Difícil saber qué escribir después de una cornucopia de recuerdos como Just kids. Pero Patti lo ha conseguido. Aunque no todos sus libros autobiográficos son tan importantes como el primero, sí que son entretenidos y seductores. En M Train, por ejemplo, Patti viaja por el mundo en alguna de sus giras y su primer interés es encontrar un café; casi cada página canta las odas al café. La madrina del punk es una adicta absoluta a la cafeína. En sus días de underground no se hizo heroinómana, pero después en su cómodo futuro como estrella del rock agarró la adicción muy socialmente respetable a una taza de buen café.

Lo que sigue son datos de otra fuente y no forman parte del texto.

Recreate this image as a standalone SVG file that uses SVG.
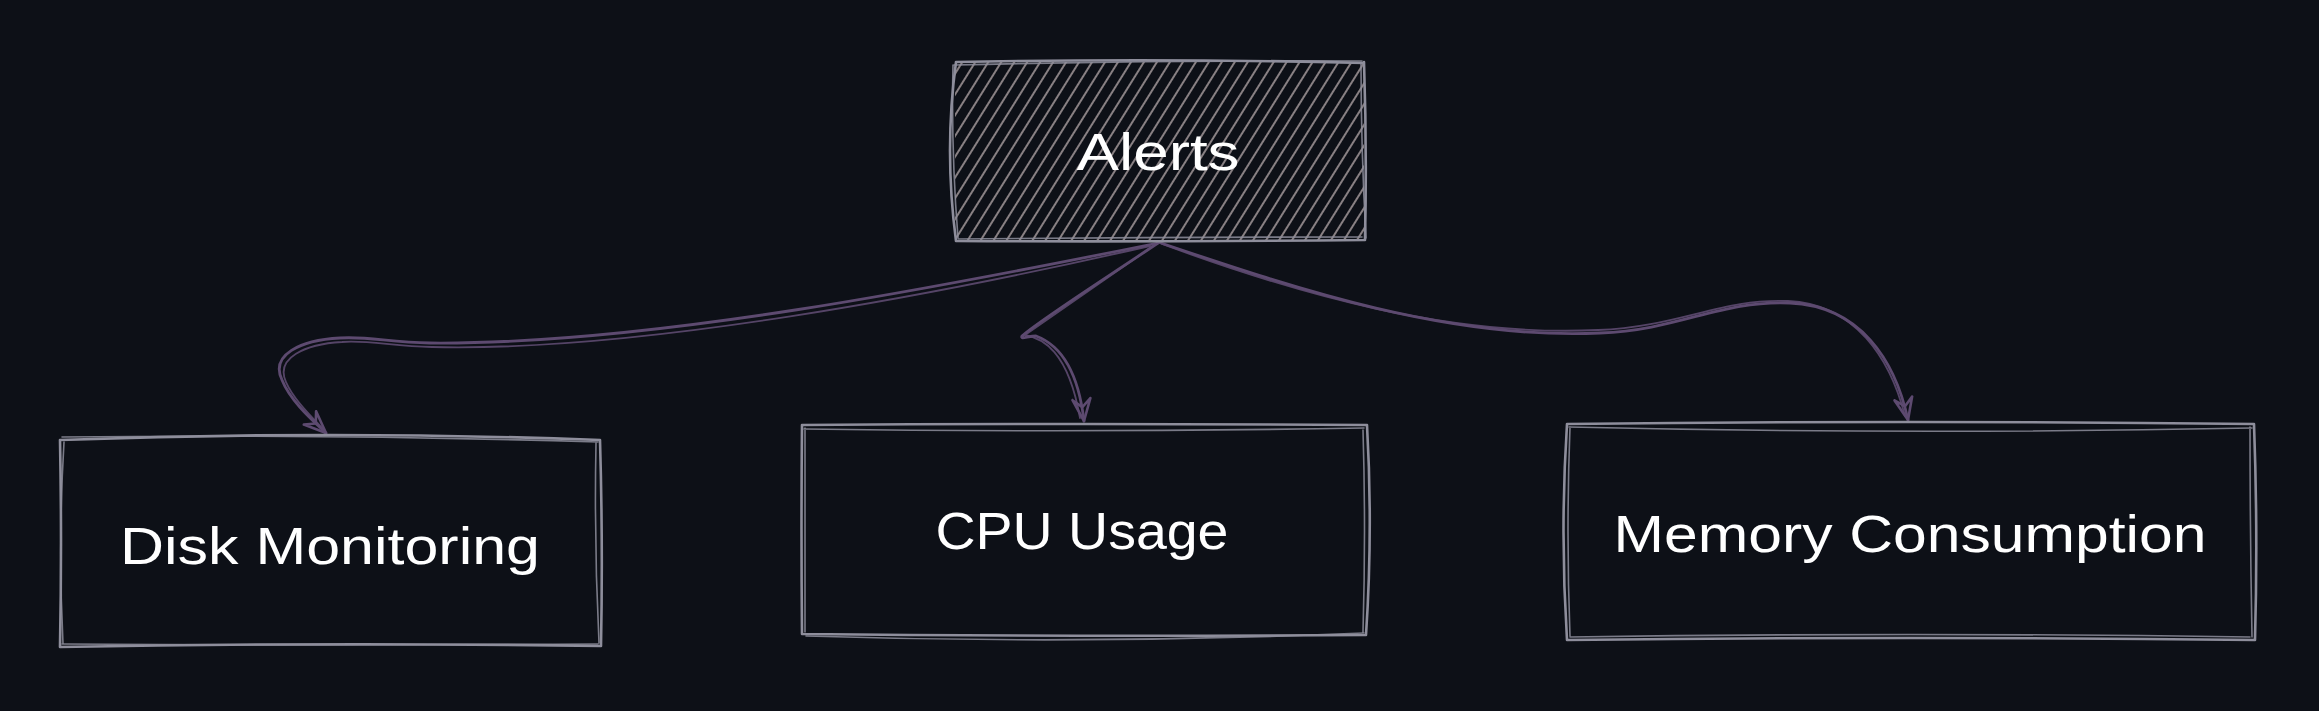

Este medio siglo de Horses se celebra con una nueva gira por recintos pequeños en distintas partes del mundo y, que es más interesante para mí, con una nueva entrega de sus memorias. Bread of angels es un libro de pérdidas y también de descubrimientos. Va desde su infancia en un pueblito ínfimo de Nueva Jersey, donde su único futuro era trabajar en una fábrica o ser maestra de primaria, a su encuentro con Fred “Sonic” Smith, su esposo y padre de sus hijos. No he leído el libro, lo acaban de lanzar hace una semana, pero ya viene en camino. Dios bendiga al capitalismo, Jeff Bezos y Amazon. No soy muy punk, lo sé, pero al menos viviré el wild side de la mano de Patti Smith. Yo diría que poco más vale la pena que esas oscuridades vicarias.